**Given entries**.
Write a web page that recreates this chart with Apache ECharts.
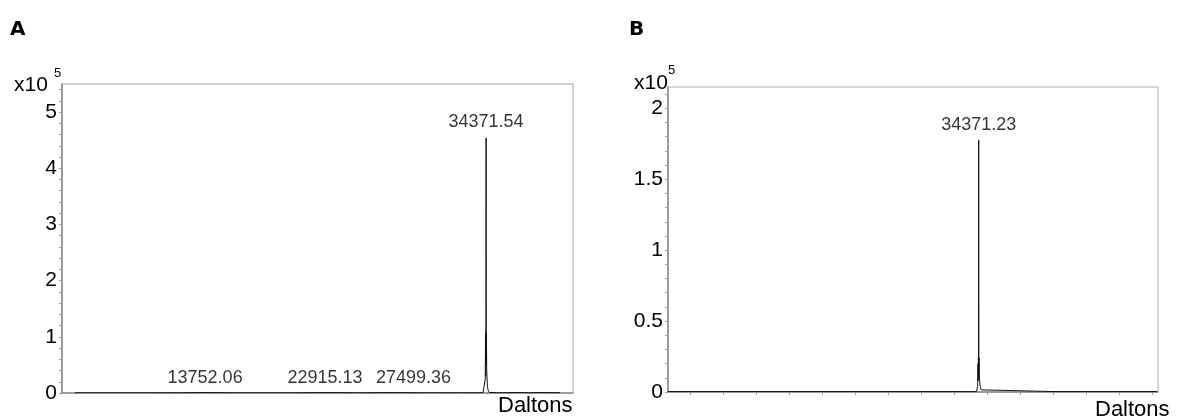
<!DOCTYPE html>
<html><head><meta charset="utf-8">
<script src="https://cdn.jsdelivr.net/npm/echarts@6/dist/echarts.min.js"></script>
<style>html,body{margin:0;padding:0;background:#fff}#c{width:1179px;height:418px}</style>
</head><body><div id="c"></div>
<script>
// Panel A spectrum: [mass (Da), intensity (x10^5)]
const spectrumA = [
  [4200, 0.004], [8000, 0.004], [12000, 0.005], [13752, 0.008], [16000, 0.004],
  [20000, 0.004], [22915, 0.007], [25000, 0.004], [27499, 0.007], [30000, 0.004],
  [32500, 0.005], [33200, 0.005], [33330, 0.03], [33430, 0.005], [34150, 0.005],
  [34250, 0.03], [34310, 0.25], [34330, 0.9], [34340, 0.3], [34350, 1.05],
  [34358, 0.5], [34364, 1.1], [34371.54, 4.54], [34376, 0.9], [34382, 1.1],
  [34390, 0.6], [34400, 0.95], [34415, 0.45], [34440, 0.25], [34470, 0.12],
  [34520, 0.05], [34600, 0.01], [35200, 0.005],
  [36500, 0.008], [37500, 0.006], [38500, 0.008], [39800, 0.005]
];
const peaksA = [[13752.06, 0], [22915.13, 0], [27499.36, 0], [34371.54, 4.54]];
const peakLabelsA = ['13752.06', '22915.13', '27499.36', '34371.54'];

// Panel B spectrum
const spectrumB = [
  [10833, 0.003], [15000, 0.003], [20000, 0.003], [25000, 0.003], [30000, 0.003],
  [33350, 0.003], [33480, 0.012], [33600, 0.003], [34200, 0.003], [34290, 0.04],
  [34320, 0.2], [34335, 0.08], [34350, 0.25], [34360, 0.12], [34371.23, 1.775],
  [34380, 0.2], [34388, 0.1], [34395, 0.24], [34410, 0.12], [34430, 0.09],
  [34480, 0.04], [34560, 0.015], [34650, 0.003], [40000, 0.003], [47900, 0.003]
];
const peaksB = [[34371.23, 1.775]];
const peakLabelsB = ['34371.23'];

const yLabelsA = [0, 1, 2, 3, 4, 5];
const yTicksA = [0, 0.2, 0.4, 0.6, 0.8, 1, 1.2, 1.4, 1.6, 1.8, 2, 2.2, 2.4, 2.6, 2.8, 3, 3.2, 3.4, 3.6, 3.8, 4, 4.2, 4.4, 4.6, 4.8, 5, 5.2, 5.4];
const yLabelsB = [0, 0.5, 1, 1.5, 2];
const yTicksB = [0, 0.1, 0.2, 0.3, 0.4, 0.5, 0.6, 0.7, 0.8, 0.9, 1, 1.1, 1.2, 1.3, 1.4, 1.5, 1.6, 1.7, 1.8, 1.9, 2, 2.1];
const xTicksB = [12500, 15000, 17500, 20000, 22500, 25000, 27500, 30000, 32500, 35000, 37500, 40000, 42500, 45000, 47500];

const FONT = 'Liberation Sans, Arial, sans-serif';
const labelOffsetsA = [[0, 0], [-5, 0], [21, 0], [0, 0]];

const chart = echarts.init(document.getElementById('c'), null, {renderer: 'canvas'});
const axisGray = '#8a8a8a';

function yAxis(grid, max, labels, ticks) {
  return {
    type: 'value', gridIndex: grid, min: 0, max: max,
    axisLine: {show: true, lineStyle: {color: axisGray, width: 1.5}},
    axisTick: {show: true, customValues: ticks, length: 3, lineStyle: {color: '#999'}},
    axisLabel: {customValues: labels, fontSize: 21, color: '#000', fontFamily: FONT, margin: 5},
    splitLine: {show: false}
  };
}

chart.setOption({
  animation: false,
  grid: [
    {left: 62, top: 84, width: 511, height: 309, show: true, borderColor: '#a0a0a0', borderWidth: 1},
    {left: 668, top: 87, width: 490, height: 305, show: true, borderColor: '#b0b0b0', borderWidth: 1}
  ],
  xAxis: [
    {type: 'value', gridIndex: 0, min: 3250, max: 40750,
      axisLine: {show: true, lineStyle: {color: axisGray, width: 1.5}},
      axisTick: {show: false}, axisLabel: {show: false}, splitLine: {show: false}},
    {type: 'value', gridIndex: 1, min: 10833, max: 47954,
      axisLine: {show: true, lineStyle: {color: axisGray, width: 1.5}},
      axisTick: {show: true, customValues: xTicksB, length: 3, lineStyle: {color: '#999'}},
      axisLabel: {show: false}, splitLine: {show: false}}
  ],
  yAxis: [
    yAxis(0, 5.5, yLabelsA, yTicksA),
    yAxis(1, 2.15, yLabelsB, yTicksB)
  ],
  series: [
    {type: 'line', xAxisIndex: 0, yAxisIndex: 0, data: spectrumA, symbol: 'none',
      lineStyle: {color: '#111', width: 1}},
    {type: 'line', xAxisIndex: 1, yAxisIndex: 1, data: spectrumB, symbol: 'none',
      lineStyle: {color: '#111', width: 1}},
    {type: 'scatter', xAxisIndex: 0, yAxisIndex: 0, symbolSize: 0, silent: true,
      data: peaksA.map((p, i) => ({value: p, name: peakLabelsA[i],
        label: {offset: labelOffsetsA[i], distance: i === 3 ? 7 : 6}})),
      label: {show: true, position: 'top', formatter: '{b}', fontSize: 18, color: '#000', fontFamily: FONT}},
    {type: 'scatter', xAxisIndex: 1, yAxisIndex: 1, symbolSize: 0, silent: true,
      data: peaksB.map((p, i) => ({value: p, name: peakLabelsB[i]})),
      label: {show: true, position: 'top', formatter: '{b}', distance: 6, fontSize: 18, color: '#000', fontFamily: FONT}}
  ],
  graphic: [
    {type: 'text', left: 10, top: 20, style: {text: 'A', font: 'bold 20px "DejaVu Sans", Verdana, sans-serif', fill: '#000'}},
    {type: 'text', left: 629, top: 20, style: {text: 'B', font: 'bold 20px "DejaVu Sans", Verdana, sans-serif', fill: '#000'}},
    {type: 'text', left: 14, top: 75, style: {text: 'x10', font: '21px ' + FONT, fill: '#000'}},
    {type: 'text', left: 54, top: 67, style: {text: '5', font: '13px ' + FONT, fill: '#000'}},
    {type: 'text', left: 634, top: 73, style: {text: 'x10', font: '21px ' + FONT, fill: '#000'}},
    {type: 'text', left: 668, top: 64, style: {text: '5', font: '13px ' + FONT, fill: '#000'}},
    {type: 'text', left: 498, top: 395, style: {text: 'Daltons', font: '22px ' + FONT, fill: '#000'}},
    {type: 'text', left: 1095, top: 399, style: {text: 'Daltons', font: '22px ' + FONT, fill: '#000'}}
  ]
});
</script>
</body></html>
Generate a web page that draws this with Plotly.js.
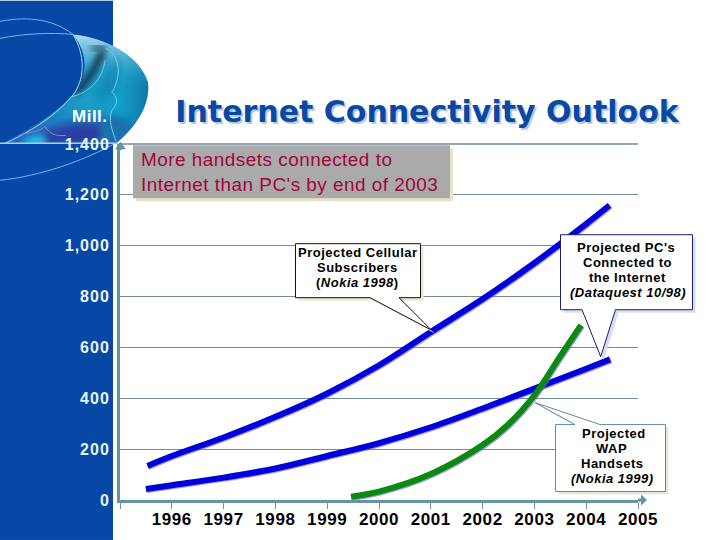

**What to do**. Transcribe the material exactly, and leave out whatever pictures it holds.

**Answer to this task**.
Write a web page that recreates this chart with Apache ECharts.
<!DOCTYPE html>
<html><head><meta charset="utf-8">
<script src="https://cdn.jsdelivr.net/npm/echarts@6/dist/echarts.min.js"></script>
<style>html,body{margin:0;padding:0;background:#fff}#c{width:1179px;height:418px}</style>
</head><body><div id="c"></div>
<script>
// Panel A spectrum: [mass (Da), intensity (x10^5)]
const spectrumA = [
  [4200, 0.004], [8000, 0.004], [12000, 0.005], [13752, 0.008], [16000, 0.004],
  [20000, 0.004], [22915, 0.007], [25000, 0.004], [27499, 0.007], [30000, 0.004],
  [32500, 0.005], [33200, 0.005], [33330, 0.03], [33430, 0.005], [34150, 0.005],
  [34250, 0.03], [34310, 0.25], [34330, 0.9], [34340, 0.3], [34350, 1.05],
  [34358, 0.5], [34364, 1.1], [34371.54, 4.54], [34376, 0.9], [34382, 1.1],
  [34390, 0.6], [34400, 0.95], [34415, 0.45], [34440, 0.25], [34470, 0.12],
  [34520, 0.05], [34600, 0.01], [35200, 0.005],
  [36500, 0.008], [37500, 0.006], [38500, 0.008], [39800, 0.005]
];
const peaksA = [[13752.06, 0], [22915.13, 0], [27499.36, 0], [34371.54, 4.54]];
const peakLabelsA = ['13752.06', '22915.13', '27499.36', '34371.54'];

// Panel B spectrum
const spectrumB = [
  [10833, 0.003], [15000, 0.003], [20000, 0.003], [25000, 0.003], [30000, 0.003],
  [33350, 0.003], [33480, 0.012], [33600, 0.003], [34200, 0.003], [34290, 0.04],
  [34320, 0.2], [34335, 0.08], [34350, 0.25], [34360, 0.12], [34371.23, 1.775],
  [34380, 0.2], [34388, 0.1], [34395, 0.24], [34410, 0.12], [34430, 0.09],
  [34480, 0.04], [34560, 0.015], [34650, 0.003], [40000, 0.003], [47900, 0.003]
];
const peaksB = [[34371.23, 1.775]];
const peakLabelsB = ['34371.23'];

const yLabelsA = [0, 1, 2, 3, 4, 5];
const yTicksA = [0, 0.2, 0.4, 0.6, 0.8, 1, 1.2, 1.4, 1.6, 1.8, 2, 2.2, 2.4, 2.6, 2.8, 3, 3.2, 3.4, 3.6, 3.8, 4, 4.2, 4.4, 4.6, 4.8, 5, 5.2, 5.4];
const yLabelsB = [0, 0.5, 1, 1.5, 2];
const yTicksB = [0, 0.1, 0.2, 0.3, 0.4, 0.5, 0.6, 0.7, 0.8, 0.9, 1, 1.1, 1.2, 1.3, 1.4, 1.5, 1.6, 1.7, 1.8, 1.9, 2, 2.1];
const xTicksB = [12500, 15000, 17500, 20000, 22500, 25000, 27500, 30000, 32500, 35000, 37500, 40000, 42500, 45000, 47500];

const FONT = 'Liberation Sans, Arial, sans-serif';
const labelOffsetsA = [[0, 0], [-5, 0], [21, 0], [0, 0]];

const chart = echarts.init(document.getElementById('c'), null, {renderer: 'canvas'});
const axisGray = '#8a8a8a';

function yAxis(grid, max, labels, ticks) {
  return {
    type: 'value', gridIndex: grid, min: 0, max: max,
    axisLine: {show: true, lineStyle: {color: axisGray, width: 1.5}},
    axisTick: {show: true, customValues: ticks, length: 3, lineStyle: {color: '#999'}},
    axisLabel: {customValues: labels, fontSize: 21, color: '#000', fontFamily: FONT, margin: 5},
    splitLine: {show: false}
  };
}

chart.setOption({
  animation: false,
  grid: [
    {left: 62, top: 84, width: 511, height: 309, show: true, borderColor: '#a0a0a0', borderWidth: 1},
    {left: 668, top: 87, width: 490, height: 305, show: true, borderColor: '#b0b0b0', borderWidth: 1}
  ],
  xAxis: [
    {type: 'value', gridIndex: 0, min: 3250, max: 40750,
      axisLine: {show: true, lineStyle: {color: axisGray, width: 1.5}},
      axisTick: {show: false}, axisLabel: {show: false}, splitLine: {show: false}},
    {type: 'value', gridIndex: 1, min: 10833, max: 47954,
      axisLine: {show: true, lineStyle: {color: axisGray, width: 1.5}},
      axisTick: {show: true, customValues: xTicksB, length: 3, lineStyle: {color: '#999'}},
      axisLabel: {show: false}, splitLine: {show: false}}
  ],
  yAxis: [
    yAxis(0, 5.5, yLabelsA, yTicksA),
    yAxis(1, 2.15, yLabelsB, yTicksB)
  ],
  series: [
    {type: 'line', xAxisIndex: 0, yAxisIndex: 0, data: spectrumA, symbol: 'none',
      lineStyle: {color: '#111', width: 1}},
    {type: 'line', xAxisIndex: 1, yAxisIndex: 1, data: spectrumB, symbol: 'none',
      lineStyle: {color: '#111', width: 1}},
    {type: 'scatter', xAxisIndex: 0, yAxisIndex: 0, symbolSize: 0, silent: true,
      data: peaksA.map((p, i) => ({value: p, name: peakLabelsA[i],
        label: {offset: labelOffsetsA[i], distance: i === 3 ? 7 : 6}})),
      label: {show: true, position: 'top', formatter: '{b}', fontSize: 18, color: '#000', fontFamily: FONT}},
    {type: 'scatter', xAxisIndex: 1, yAxisIndex: 1, symbolSize: 0, silent: true,
      data: peaksB.map((p, i) => ({value: p, name: peakLabelsB[i]})),
      label: {show: true, position: 'top', formatter: '{b}', distance: 6, fontSize: 18, color: '#000', fontFamily: FONT}}
  ],
  graphic: [
    {type: 'text', left: 10, top: 20, style: {text: 'A', font: 'bold 20px "DejaVu Sans", Verdana, sans-serif', fill: '#000'}},
    {type: 'text', left: 629, top: 20, style: {text: 'B', font: 'bold 20px "DejaVu Sans", Verdana, sans-serif', fill: '#000'}},
    {type: 'text', left: 14, top: 75, style: {text: 'x10', font: '21px ' + FONT, fill: '#000'}},
    {type: 'text', left: 54, top: 67, style: {text: '5', font: '13px ' + FONT, fill: '#000'}},
    {type: 'text', left: 634, top: 73, style: {text: 'x10', font: '21px ' + FONT, fill: '#000'}},
    {type: 'text', left: 668, top: 64, style: {text: '5', font: '13px ' + FONT, fill: '#000'}},
    {type: 'text', left: 498, top: 395, style: {text: 'Daltons', font: '22px ' + FONT, fill: '#000'}},
    {type: 'text', left: 1095, top: 399, style: {text: 'Daltons', font: '22px ' + FONT, fill: '#000'}}
  ]
});
</script>
</body></html>
Generate a web page that draws this with Plotly.js.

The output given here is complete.